# Start of RAW RECORDS

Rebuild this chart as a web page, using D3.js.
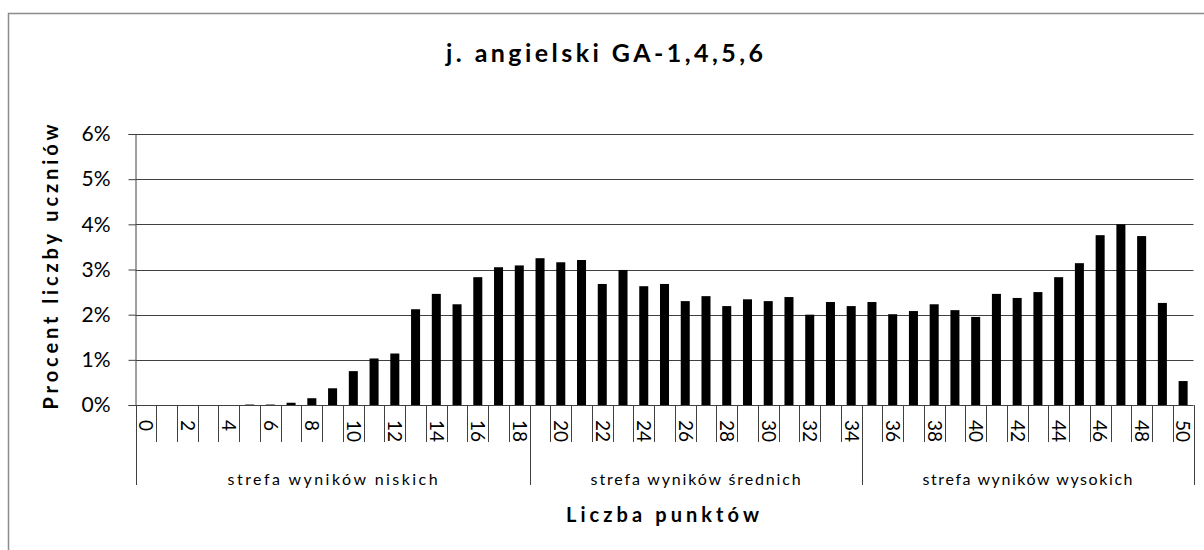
<!DOCTYPE html>
<html>
<head>
<meta charset="utf-8">
<script src="https://cdn.jsdelivr.net/npm/d3@7"></script>
<style>
  html, body { margin: 0; padding: 0; background: #fff; }
  svg { display: block; font-family: Lato, "Open Sans", sans-serif; }
</style>
</head>
<body>
<div id="chart"></div>
<script>
// punkty 0..50
const categories = d3.range(0, 51);
// procent liczby uczniów (%)
const values = [
  0, 0, 0, 0, 0, 0.01, 0.01, 0.05, 0.15, 0.37,
  0.75, 1.03, 1.14, 2.12, 2.46, 2.23, 2.83, 3.05, 3.09, 3.25,
  3.16, 3.21, 2.68, 2.99, 2.63, 2.68, 2.30, 2.41, 2.19, 2.34,
  2.30, 2.39, 2.00, 2.28, 2.19, 2.28, 2.01, 2.08, 2.23, 2.10,
  1.95, 2.46, 2.37, 2.50, 2.83, 3.14, 3.76, 4.00, 3.74, 2.26,
  0.53
];
const yTicks = [0, 1, 2, 3, 4, 5, 6];
const zoneLabels = ['strefa wyników niskich', 'strefa wyników średnich', 'strefa wyników wysokich'];
const zoneStarts = [0, 19, 35];
const zoneEnds = [18, 34, 50];

const chartTitle = 'j. angielski GA-1,4,5,6';
const yTitle = 'Procent liczby uczniów';
const xTitle = 'Liczba punktów';

const width = 1204;
const height = 550;
const plot = { left: 135.5, right: 1193.5, top: 134, bottom: 405 };

const svg = d3.select('#chart')
  .append('svg')
  .attr('width', width)
  .attr('height', height);

// ramka wykresu
svg.append('rect')
  .attr('x', 8.5)
  .attr('y', 13.5)
  .attr('width', 1210)
  .attr('height', 560)
  .attr('fill', 'none')
  .attr('stroke', '#8c8c8c')
  .attr('stroke-width', 1.5);

const x = d3.scaleBand()
  .domain(categories)
  .range([plot.left, plot.right])
  .padding(0);

const y = d3.scaleLinear()
  .domain([0, 6])
  .range([plot.bottom, plot.top]);

// linie siatki
svg.append('g')
  .selectAll('line')
  .data(yTicks.filter(d => d > 0))
  .join('line')
  .attr('x1', plot.left)
  .attr('x2', plot.right)
  .attr('y1', d => Math.round(y(d)) + 0.5)
  .attr('y2', d => Math.round(y(d)) + 0.5)
  .attr('stroke', '#404040')
  .attr('stroke-width', 1);

// słupki
const barW = x.bandwidth() / 2.3;
svg.append('g')
  .selectAll('rect')
  .data(categories)
  .join('rect')
  .attr('x', d => x(d) + (x.bandwidth() - barW) / 2)
  .attr('width', barW)
  .attr('y', (d, i) => y(values[i]))
  .attr('height', (d, i) => y(0) - y(values[i]))
  .attr('fill', '#000');

// oś Y
const yAxis = svg.append('g')
  .attr('transform', `translate(${plot.left},0)`)
  .call(d3.axisLeft(y).tickValues(yTicks).tickFormat(d => d + '%').tickSize(7).tickPadding(18));
yAxis.select('.domain').attr('stroke', '#404040');
yAxis.selectAll('.tick line').attr('stroke', '#404040');
yAxis.selectAll('.tick text')
  .attr('font-family', 'Lato, sans-serif')
  .attr('font-size', 21)
  .attr('fill', '#000');

// oś X
const xg = svg.append('g');
xg.append('line')
  .attr('x1', plot.left).attr('x2', plot.right)
  .attr('y1', plot.bottom + 0.5).attr('y2', plot.bottom + 0.5)
  .attr('stroke', '#404040');

const boundaries = categories.map(c => x(c)).concat([x.range()[1]]);
xg.selectAll('line.tick')
  .data(boundaries)
  .join('line')
  .attr('class', 'tick')
  .attr('x1', d => Math.round(d) + 0.5)
  .attr('x2', d => Math.round(d) + 0.5)
  .attr('y1', plot.bottom)
  .attr('y2', 442)
  .attr('stroke', '#404040');

const zoneEdges = zoneStarts.map(s => x(s)).concat([x.range()[1]]);
xg.selectAll('line.zone')
  .data(zoneEdges)
  .join('line')
  .attr('class', 'zone')
  .attr('x1', d => Math.round(d) + 0.5)
  .attr('x2', d => Math.round(d) + 0.5)
  .attr('y1', plot.bottom)
  .attr('y2', 485)
  .attr('stroke', '#404040');

xg.selectAll('text.cat')
  .data(categories.filter(c => c % 2 === 0))
  .join('text')
  .attr('class', 'cat')
  .attr('transform', d => `translate(${x(d) + x.bandwidth() / 2},420) rotate(90)`)
  .attr('dy', '0.35em')
  .attr('font-size', 19)
  .attr('fill', '#000')
  .text(d => d);

xg.selectAll('text.zone')
  .data(zoneLabels)
  .join('text')
  .attr('class', 'zone')
  .attr('x', (d, i) => (x(zoneStarts[i]) + x(zoneEnds[i]) + x.bandwidth()) / 2)
  .attr('y', 485)
  .attr('text-anchor', 'middle')
  .attr('font-size', 16)
  .attr('fill', '#000')
  .attr('textLength', 210)
  .text(d => d);

// tytuły
svg.append('text')
  .attr('x', 604.5)
  .attr('y', 62)
  .attr('text-anchor', 'middle')
  .attr('font-size', 25)
  .attr('font-weight', 'bold')
  .attr('textLength', 317)
  .text(chartTitle);

svg.append('text')
  .attr('transform', 'translate(58,267) rotate(-90)')
  .attr('text-anchor', 'middle')
  .attr('font-size', 20)
  .attr('font-weight', 'bold')
  .attr('textLength', 285)
  .text(yTitle);

svg.append('text')
  .attr('x', 662.5)
  .attr('y', 522)
  .attr('text-anchor', 'middle')
  .attr('font-size', 20)
  .attr('font-weight', 'bold')
  .attr('textLength', 193)
  .text(xTitle);
</script>
</body>
</html>
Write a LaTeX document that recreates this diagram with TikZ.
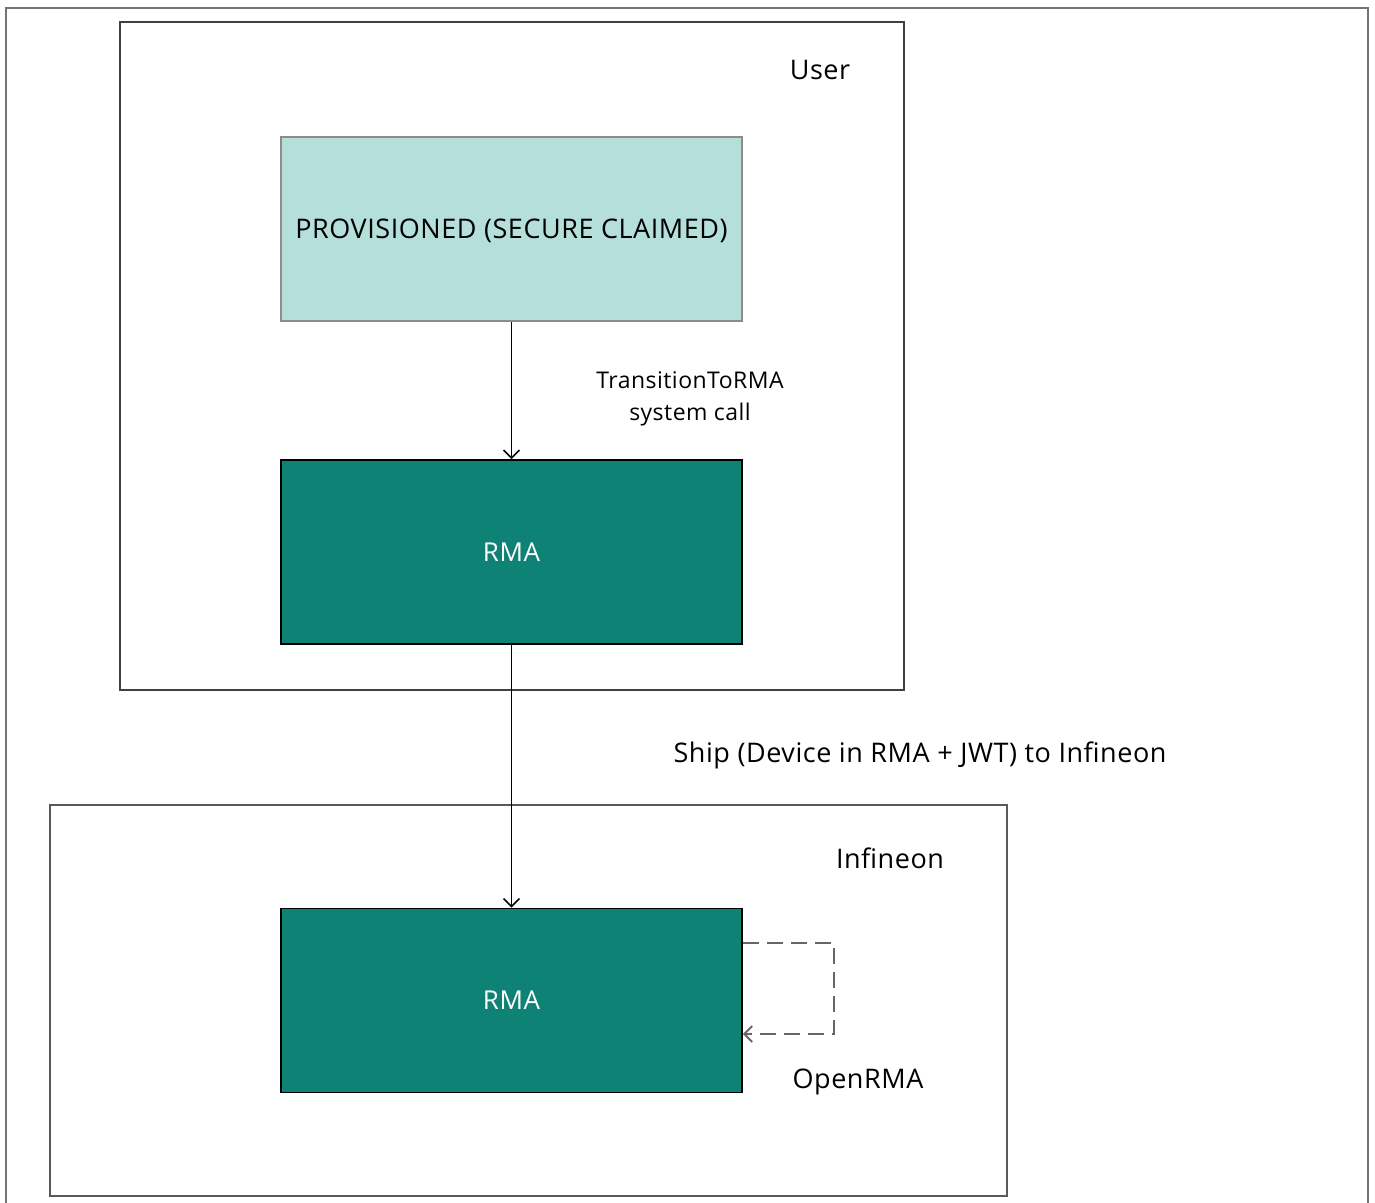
\documentclass[tikz,border=0pt]{standalone}
\usepackage{fontspec}
\setmainfont{Open Sans}[LetterSpace=2]
\usepackage{tikz}
\usetikzlibrary{arrows.meta,calc}
\definecolor{provfill}{HTML}{B4DFDA}
\definecolor{rmafill}{HTML}{0E8274}
\tikzstyle{arrow} = [line width=0.8pt,-{Straight Barb[length=4pt,width=8pt]}]

\begin{document}
\begin{tikzpicture}
[x=0.5pt,y=-0.5pt,
frame/.style={draw=black!75,line width=1pt},
provbox/.style={rectangle,draw=black!45,line width=0.8pt,fill=provfill,minimum width=230.5pt,minimum height=92pt,inner sep=0pt,text depth=0pt,font=\fontsize{13.5}{16}\selectfont},
rmabox/.style={rectangle,draw=black,line width=0.8pt,fill=rmafill,text=white,minimum width=230.5pt,minimum height=92pt,inner sep=0pt,font=\fontsize{13}{16}\selectfont},
lbl/.style={font=\fontsize{13.5}{16}\selectfont,inner sep=0pt},
small/.style={font=\fontsize{11.5}{16}\selectfont,align=center,inner sep=0pt}]
\useasboundingbox (0,0) rectangle (1375,1203);
% outer frame
\draw[draw=black!55,line width=1pt] (6,8) rectangle (1368,1220);
% user side
\draw[frame] (120,22) rectangle (904,690);
\node[lbl] (user) at (820,70) {User};
\node[provbox] (prov) at (511.5,229) {PROVISIONED (SECURE CLAIMED)};
\node[rmabox] (rma1) at (511.5,552) {RMA};
\draw[arrow] (prov) -- (rma1);
\node[small] (sys) at (690,399) {TransitionToRMA\\system call};
% infineon side
\draw[frame,draw=black!65] (50,805) rectangle (1007,1196);
\node[lbl] (infineon) at (890,858) {Infineon};
\node[rmabox] (rma2) at (511.5,1000.5) {RMA};
\draw[arrow] (rma1) -- (rma2);
\node[lbl] (ship) at (920,755) {Ship (Device in RMA + JWT) to Infineon};
\draw[arrow,draw=black!60,dashed,dash pattern=on 8pt off 4pt,line width=1pt] (rma2.east |- 0,943) -- (834,943) -- (834,1034) -- (rma2.east |- 0,1034);
\node[lbl] (open) at (858,1082) {OpenRMA};
\end{tikzpicture}
\end{document}
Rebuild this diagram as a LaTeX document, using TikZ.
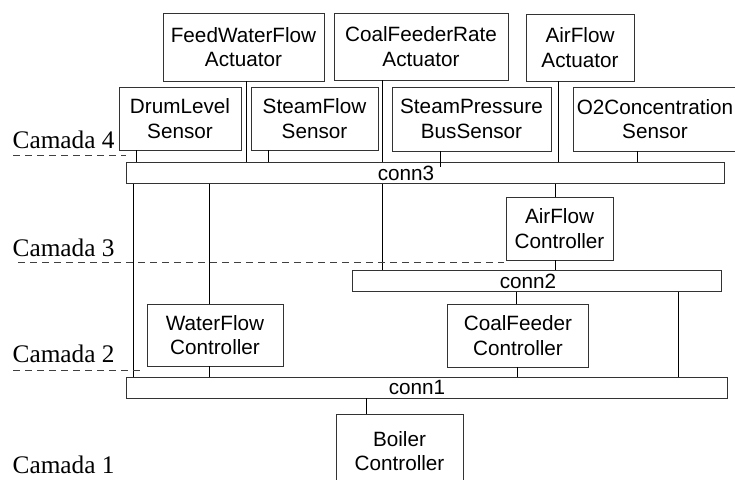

# End of RAW RECORDS

- **EXERCISE INSTRUCTIONS**
Write out exactly the opening lines of the data, stopping after the line that holds "const zoneEnds = [18, 34, 50];". Exclude pictures.

- **ANSWER FOR THE TASK**
Rebuild this chart as a web page, using D3.js.
<!DOCTYPE html>
<html>
<head>
<meta charset="utf-8">
<script src="https://cdn.jsdelivr.net/npm/d3@7"></script>
<style>
  html, body { margin: 0; padding: 0; background: #fff; }
  svg { display: block; font-family: Lato, "Open Sans", sans-serif; }
</style>
</head>
<body>
<div id="chart"></div>
<script>
// punkty 0..50
const categories = d3.range(0, 51);
// procent liczby uczniów (%)
const values = [
  0, 0, 0, 0, 0, 0.01, 0.01, 0.05, 0.15, 0.37,
  0.75, 1.03, 1.14, 2.12, 2.46, 2.23, 2.83, 3.05, 3.09, 3.25,
  3.16, 3.21, 2.68, 2.99, 2.63, 2.68, 2.30, 2.41, 2.19, 2.34,
  2.30, 2.39, 2.00, 2.28, 2.19, 2.28, 2.01, 2.08, 2.23, 2.10,
  1.95, 2.46, 2.37, 2.50, 2.83, 3.14, 3.76, 4.00, 3.74, 2.26,
  0.53
];
const yTicks = [0, 1, 2, 3, 4, 5, 6];
const zoneLabels = ['strefa wyników niskich', 'strefa wyników średnich', 'strefa wyników wysokich'];
const zoneStarts = [0, 19, 35];
const zoneEnds = [18, 34, 50];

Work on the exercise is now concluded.